▶ [Material provided]
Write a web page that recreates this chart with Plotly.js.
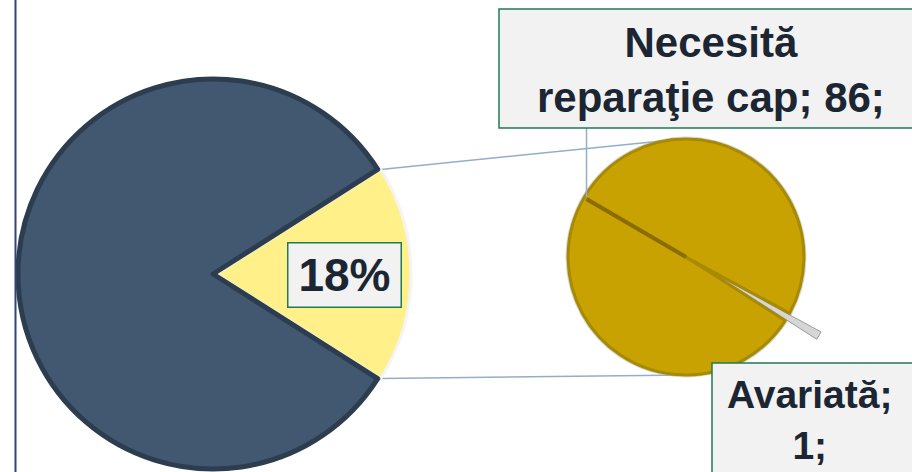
<!DOCTYPE html>
<html><head><meta charset="utf-8">
<script src="https://cdn.plot.ly/plotly-3.0.1.min.js"></script>
<style>html,body{margin:0;padding:0;background:#fff;overflow:hidden}</style>
</head><body><div id="chart" style="width:912px;height:472px"></div>
<script>
// ---- data ----
const mainLabels = ['Necesită intervenţie', 'Funcţională'];
const mainValues = [87, 396];
const subLabels = ['Avariată', 'Necesită reparaţie cap'];
const subValues = [1, 86];

// ---- style ----
const mainColors = ['#FFF089', '#415870'];
const subColors = ['#D6D6D6', '#C8A200'];
const W = 912, H = 472;
const mainDom = {x: [0.0165, 0.4507], y: [0, 0.839]};
const subDom = {x: [0.5828, 0.9216], y: [0.1282, 0.7828]};
const mainPull = [0.015, 0];
const subPull = [0.31, 0];
const subDir = 120.6; // direction of the small slice, degrees clockwise from 12 o'clock
const textColor = '#1C2633';
const boxFill = '#F2F2F2', boxLine = '#1F7A55';
const connColor = '#93AECB';
const FONT = 'Liberation Sans, Arial, sans-serif';

const sum = a => a.reduce((s, v) => s + v, 0);
function geom(dom, pull) {
  const bw = W * (dom.x[1] - dom.x[0]), bh = H * (dom.y[1] - dom.y[0]);
  return {r: Math.min(bw, bh) / (2 + 2 * Math.max(...pull)),
          cx: W * (dom.x[0] + dom.x[1]) / 2, cy: H * (1 - (dom.y[0] + dom.y[1]) / 2)};
}
const px = x => x / W, py = y => 1 - y / H;
const rad = d => d * Math.PI / 180;
const dirVec = a => [Math.sin(rad(a)), -Math.cos(rad(a))];

const mainShare = mainValues[0] / sum(mainValues);
const mainRot = 90 - 180 * mainShare;
const subShare = subValues[0] / sum(subValues);
const subRot = subDir - 180 * subShare;

const gM = geom(mainDom, mainPull), gS = geom(subDom, subPull);
const apex = [gM.cx + mainPull[0] * gM.r, gM.cy];
const a0 = mainRot, a1 = mainRot + 360 * mainShare;
const c0 = [apex[0] + gM.r * dirVec(a0)[0], apex[1] + gM.r * dirVec(a0)[1]];
const c1 = [apex[0] + gM.r * dirVec(a1)[0], apex[1] + gM.r * dirVec(a1)[1]];
function tangent(P, upper) {
  const vx = gS.cx - P[0], vy = gS.cy - P[1];
  const d = Math.hypot(vx, vy), b = Math.atan2(vy, vx), al = Math.asin(gS.r / d);
  const L = Math.sqrt(d * d - gS.r * gS.r), ang = upper ? b - al : b + al;
  return [P[0] + L * Math.cos(ang), P[1] + L * Math.sin(ang)];
}
const t0 = tangent(c0, true), t1 = tangent(c1, false);
const gv = dirVec(subDir + 180);
const rim = [gS.cx + gS.r * gv[0], gS.cy + gS.r * gv[1]];

const box1 = {x0: 499, y0: 9, x1: 930, y1: 128};
const box2 = {x0: 712, y0: 363, x1: 930, y1: 490};

const shapes = [
  {type: 'line', xref: 'paper', yref: 'paper', x0: px(15.5), x1: px(15.5), y0: 0, y1: 1,
   line: {color: '#2E4777', width: 2}},
  {type: 'circle', xref: 'paper', yref: 'paper', layer: 'below',
   x0: px(gS.cx - gS.r - 2.5), x1: px(gS.cx + gS.r + 2.5), y0: py(gS.cy + gS.r + 2.5), y1: py(gS.cy - gS.r - 2.5),
   fillcolor: '#D5D5D5', line: {width: 0}},
  {type: 'line', xref: 'paper', yref: 'paper', layer: 'below',
   x0: px(c0[0]), y0: py(c0[1]), x1: px(t0[0]), y1: py(t0[1]), line: {color: connColor, width: 1.5}},
  {type: 'line', xref: 'paper', yref: 'paper', layer: 'below',
   x0: px(c1[0]), y0: py(c1[1]), x1: px(t1[0]), y1: py(t1[1]), line: {color: connColor, width: 1.5}},
  {type: 'line', xref: 'paper', yref: 'paper',
   x0: px(rim[0] + 2), y0: py(rim[1] + 2), x1: px(gS.cx), y1: py(gS.cy), line: {color: '#8A6C00', width: 4}},
  {type: 'line', xref: 'paper', yref: 'paper',
   x0: px(rim[0] + 2), y0: py(box1.y1), x1: px(rim[0] + 2), y1: py(rim[1]), line: {color: connColor, width: 1.5}},
  {type: 'rect', xref: 'paper', yref: 'paper', x0: px(box1.x0), x1: px(box1.x1), y0: py(box1.y1), y1: py(box1.y0),
   fillcolor: boxFill, line: {color: boxLine, width: 1.5}},
  {type: 'rect', xref: 'paper', yref: 'paper', x0: px(box2.x0), x1: px(box2.x1), y0: py(box2.y1), y1: py(box2.y0),
   fillcolor: boxFill, line: {color: boxLine, width: 1.5}}
];

const words = subLabels[1].split(' ');
const lab1 = words[0] + '<br>' + words.slice(1).join(' ') + '; ' + subValues[1] + ';';
const lab2 = subLabels[0] + ';<br>' + subValues[0] + ';';
const bold = (s, c) => ({family: FONT, size: s, color: c || textColor, weight: 700});
const ann = (text, x, y, size) => ({text, xref: 'paper', yref: 'paper', x: px(x), y: py(y),
  xanchor: 'center', yanchor: 'middle', align: 'center', showarrow: false, font: bold(size)});

const annotations = [
  {text: Math.round(100 * mainShare) + '%', xref: 'paper', yref: 'paper', x: px(344.5), y: py(275),
   xanchor: 'center', yanchor: 'middle', showarrow: false, font: bold(46),
   bgcolor: boxFill, bordercolor: boxLine, borderwidth: 1.5, borderpad: 4, width: 104, height: 55},
  ann(lab1, 711, 70, 42),
  ann(lab2, 809, 420, 39)
];

const traces = [
  {type: 'pie', labels: mainLabels, values: mainValues, sort: false, direction: 'clockwise',
   rotation: mainRot, pull: mainPull, domain: mainDom, textinfo: 'none', hoverinfo: 'label+value+percent',
   marker: {colors: mainColors, line: {color: ['#F4F4F4', '#2C3D50'], width: [3, 5]}}, showlegend: false},
  {type: 'pie', labels: subLabels, values: subValues, sort: false, direction: 'clockwise',
   rotation: subRot, pull: subPull, domain: subDom, textinfo: 'none', hoverinfo: 'label+value',
   marker: {colors: subColors, line: {color: ['#9A9A9A', '#A88A00'], width: [1, 3]}}, showlegend: false}
];

Plotly.newPlot('chart', traces, {
  width: W, height: H, margin: {l: 0, r: 0, t: 0, b: 0},
  paper_bgcolor: '#FFFFFF', plot_bgcolor: '#FFFFFF', showlegend: false,
  shapes, annotations, font: {family: FONT}
}, {displayModeBar: false, staticPlot: true});
</script></body></html>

▶ [Directions] The lines from the top of the data above through the one holding "const subRot = subDir - 180 * subShare;" are to be repeated exactly, and only those, with no pictures.

▶ [Task output]
Write a web page that recreates this chart with Plotly.js.
<!DOCTYPE html>
<html><head><meta charset="utf-8">
<script src="https://cdn.plot.ly/plotly-3.0.1.min.js"></script>
<style>html,body{margin:0;padding:0;background:#fff;overflow:hidden}</style>
</head><body><div id="chart" style="width:912px;height:472px"></div>
<script>
// ---- data ----
const mainLabels = ['Necesită intervenţie', 'Funcţională'];
const mainValues = [87, 396];
const subLabels = ['Avariată', 'Necesită reparaţie cap'];
const subValues = [1, 86];

// ---- style ----
const mainColors = ['#FFF089', '#415870'];
const subColors = ['#D6D6D6', '#C8A200'];
const W = 912, H = 472;
const mainDom = {x: [0.0165, 0.4507], y: [0, 0.839]};
const subDom = {x: [0.5828, 0.9216], y: [0.1282, 0.7828]};
const mainPull = [0.015, 0];
const subPull = [0.31, 0];
const subDir = 120.6; // direction of the small slice, degrees clockwise from 12 o'clock
const textColor = '#1C2633';
const boxFill = '#F2F2F2', boxLine = '#1F7A55';
const connColor = '#93AECB';
const FONT = 'Liberation Sans, Arial, sans-serif';

const sum = a => a.reduce((s, v) => s + v, 0);
function geom(dom, pull) {
  const bw = W * (dom.x[1] - dom.x[0]), bh = H * (dom.y[1] - dom.y[0]);
  return {r: Math.min(bw, bh) / (2 + 2 * Math.max(...pull)),
          cx: W * (dom.x[0] + dom.x[1]) / 2, cy: H * (1 - (dom.y[0] + dom.y[1]) / 2)};
}
const px = x => x / W, py = y => 1 - y / H;
const rad = d => d * Math.PI / 180;
const dirVec = a => [Math.sin(rad(a)), -Math.cos(rad(a))];

const mainShare = mainValues[0] / sum(mainValues);
const mainRot = 90 - 180 * mainShare;
const subShare = subValues[0] / sum(subValues);
const subRot = subDir - 180 * subShare;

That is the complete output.